EU adds VAT on banking and insurance financial services group charges
The European Court of Justice (ECJ) ruled on 17 September 2014 in the Skandia America Corporation vs Swedish tax authorities case that recharges of bought-in costs or provided by financial services group companies to their branches and subsidiaries in other EU countries will be liable to a VAT charge. Until this ruling, foreign subsidiaries were treated as combined with their holding companies, so no VAT due on any intra-group invoices was due.
This ruling creates a multi-billion charge across Europe as the subsidiaries will not be able to reclaim this VAT charge since they are not VAT registered themselves since financial services are exempt from VAT.
The UK alone stands to face a bill in excess of GBP100 million per annum as London is a major financial services capital with many groups sharing and cross-charging services across subsidiaries around Europe. These may now attract VAT at the UK rate of 20%.
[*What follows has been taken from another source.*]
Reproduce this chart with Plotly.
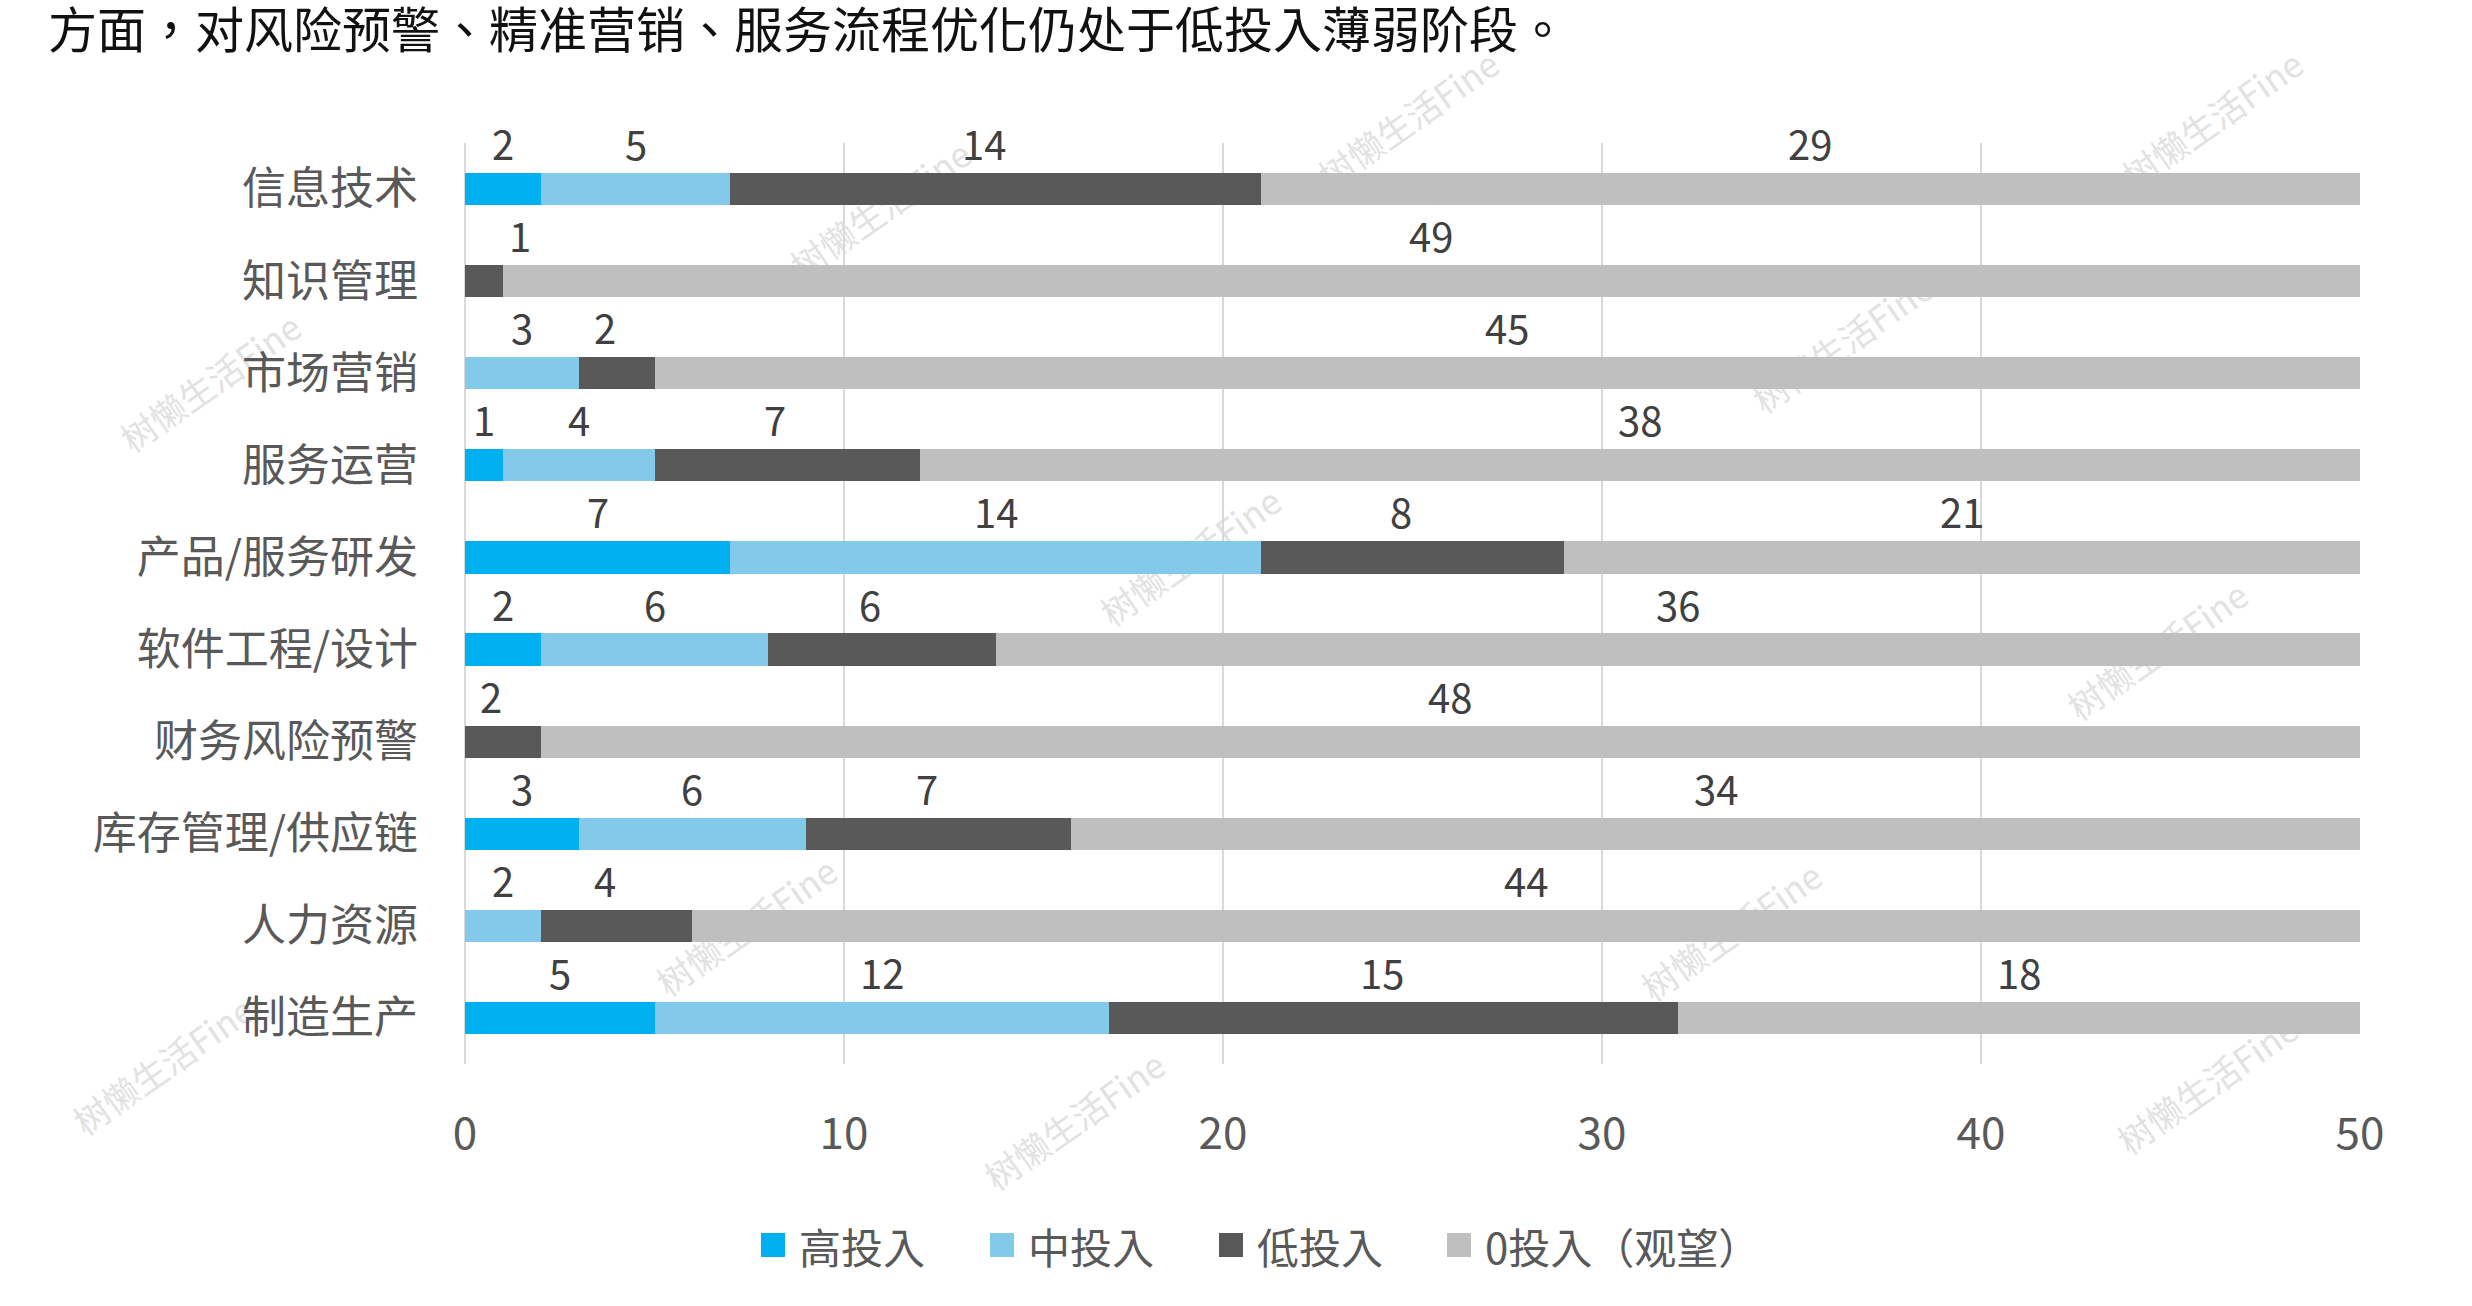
import plotly.graph_objects as go

# ---------------- data ----------------
categories = ["信息技术", "知识管理", "市场营销", "服务运营", "产品/服务研发",
              "软件工程/设计", "财务风险预警", "库存管理/供应链", "人力资源", "制造生产"]
series_names = ["高投入", "中投入", "低投入", "0投入（观望）"]
high_invest = [2, 0, 0, 1, 7, 2, 0, 3, 0, 5]
mid_invest = [5, 0, 3, 4, 14, 6, 0, 6, 2, 12]
low_invest = [14, 1, 2, 7, 8, 6, 2, 7, 4, 15]
zero_invest = [29, 49, 45, 38, 21, 36, 48, 34, 44, 18]
x_ticks = [0, 10, 20, 30, 40, 50]
caption = "方面，对风险预警、精准营销、服务流程优化仍处于低投入薄弱阶段。"
watermark = "树懒生活Fine"

# ---------------- style ----------------
W, H = 2472, 1306
PL, PR, PT, PB = 465, 2360, 143, 1064  # plot area in px
colors = ["#00B0F0", "#83C9EA", "#595959", "#BFBFBF"]
FONT = "Noto Sans CJK SC"
FONT_TC = "Noto Sans CJK TC"
label_xshift = {2: -12}                 # per-series horizontal nudge (px)
special_xshift = {(1, 2): 36}           # (row, series) nudges
wm_positions = [(1411, 123), (2215, 123), (883, 213), (1845, 347), (213, 386),
                (1193, 560), (2160, 654), (749, 930), (1734, 935), (166, 1069),
                (1077, 1124), (2210, 1088)]
legend_left = [761, 990, 1219, 1447]
legend_y = 1245


def px_x(px):
    return (px - PL) / (PR - PL)


def px_y(py):
    return (PB - py) / (PB - PT)


all_series = [high_invest, mid_invest, low_invest, zero_invest]

fig = go.Figure()
for name, vals, col in zip(series_names, all_series, colors):
    fig.add_trace(go.Bar(y=categories, x=vals, name=name, orientation="h",
                         marker=dict(color=col, line=dict(width=0)),
                         showlegend=False, hoverinfo="x+name"))

annotations = []
# data labels centred on each segment, above the bar
for r, cat in enumerate(categories):
    base = 0
    for s, vals in enumerate(all_series):
        v = vals[r]
        if v > 0:
            xs = label_xshift.get(s, 0)
            xs = special_xshift.get((r, s), xs)
            annotations.append(dict(x=base + v / 2, y=cat, xref="x", yref="y",
                                    text=str(v), showarrow=False, yshift=46, xshift=xs,
                                    font=dict(family=FONT, size=40, color="#404040")))
        base += v

# caption line at top
annotations.append(dict(x=px_x(46), y=px_y(27), xref="paper", yref="paper",
                        xanchor="left", yanchor="middle", text=caption, showarrow=False,
                        font=dict(family=FONT_TC, size=49, color="#111111")))

shapes = []
# custom legend
for name, col, lx in zip(series_names, colors, legend_left):
    shapes.append(dict(type="rect", xref="paper", yref="paper",
                       x0=px_x(lx), x1=px_x(lx + 24), y0=px_y(legend_y - 12), y1=px_y(legend_y + 12),
                       fillcolor=col, line=dict(width=0)))
    annotations.append(dict(x=px_x(lx + 36), y=px_y(legend_y), xref="paper", yref="paper",
                            xanchor="left", yanchor="middle", text=name, showarrow=False,
                            font=dict(family=FONT_TC, size=42, color="#595959")))

# watermarks (behind the bars)
for cx, cy in wm_positions:
    shapes.append(dict(type="rect", xref="paper", yref="paper", layer="below",
                       x0=px_x(cx - 1), x1=px_x(cx + 1), y0=px_y(cy + 1), y1=px_y(cy - 1),
                       line=dict(width=0), fillcolor="rgba(0,0,0,0)",
                       label=dict(text=watermark, textangle=-35, textposition="middle center",
                                  font=dict(family=FONT, size=35, color="#E2E2E2"))))

fig.update_layout(
    width=W, height=H, autosize=False,
    margin=dict(l=PL, r=W - PR, t=PT, b=H - PB),
    paper_bgcolor="white", plot_bgcolor="white",
    barmode="stack", bargap=0.65,
    font=dict(family=FONT, color="#595959"),
    annotations=annotations, shapes=shapes,
    xaxis=dict(range=[0, 50], tickvals=x_ticks, showgrid=True, gridcolor="#D9D9D9",
               gridwidth=2, zeroline=True, zerolinecolor="#D9D9D9", zerolinewidth=2,
               showline=False, ticks="", ticklabelstandoff=40,
               tickfont=dict(family=FONT, size=44, color="#595959")),
    yaxis=dict(range=[len(categories) - 0.5, -0.5], autorange=False,
               showgrid=False, zeroline=False, showline=False,
               ticks="", ticklabelstandoff=46,
               tickfont=dict(family=FONT, size=44, color="#595959")),
)

fig.write_html("out.html")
The decision comes as a surprise since the issue of the financial services VAT exemption had been parked by the EU member states in 2010 following the failure to agree on how to implement VAT on banking or insurance. In particular, countries could not agree on the charges between banks or insurance companies for their outsourced administrative and back-office supplies.
The 2005 Andersen case at the ECJ had indicated that VAT would have to be levied on these charges. But the UK had won a reprieve until all member states could agree on the exact scenarios where this would apply. This new case potentially overrules this reprieve.
Last week, Poland announced that it would withdraw the VAT exemption on financial services outsouring. This follows the position of Germany.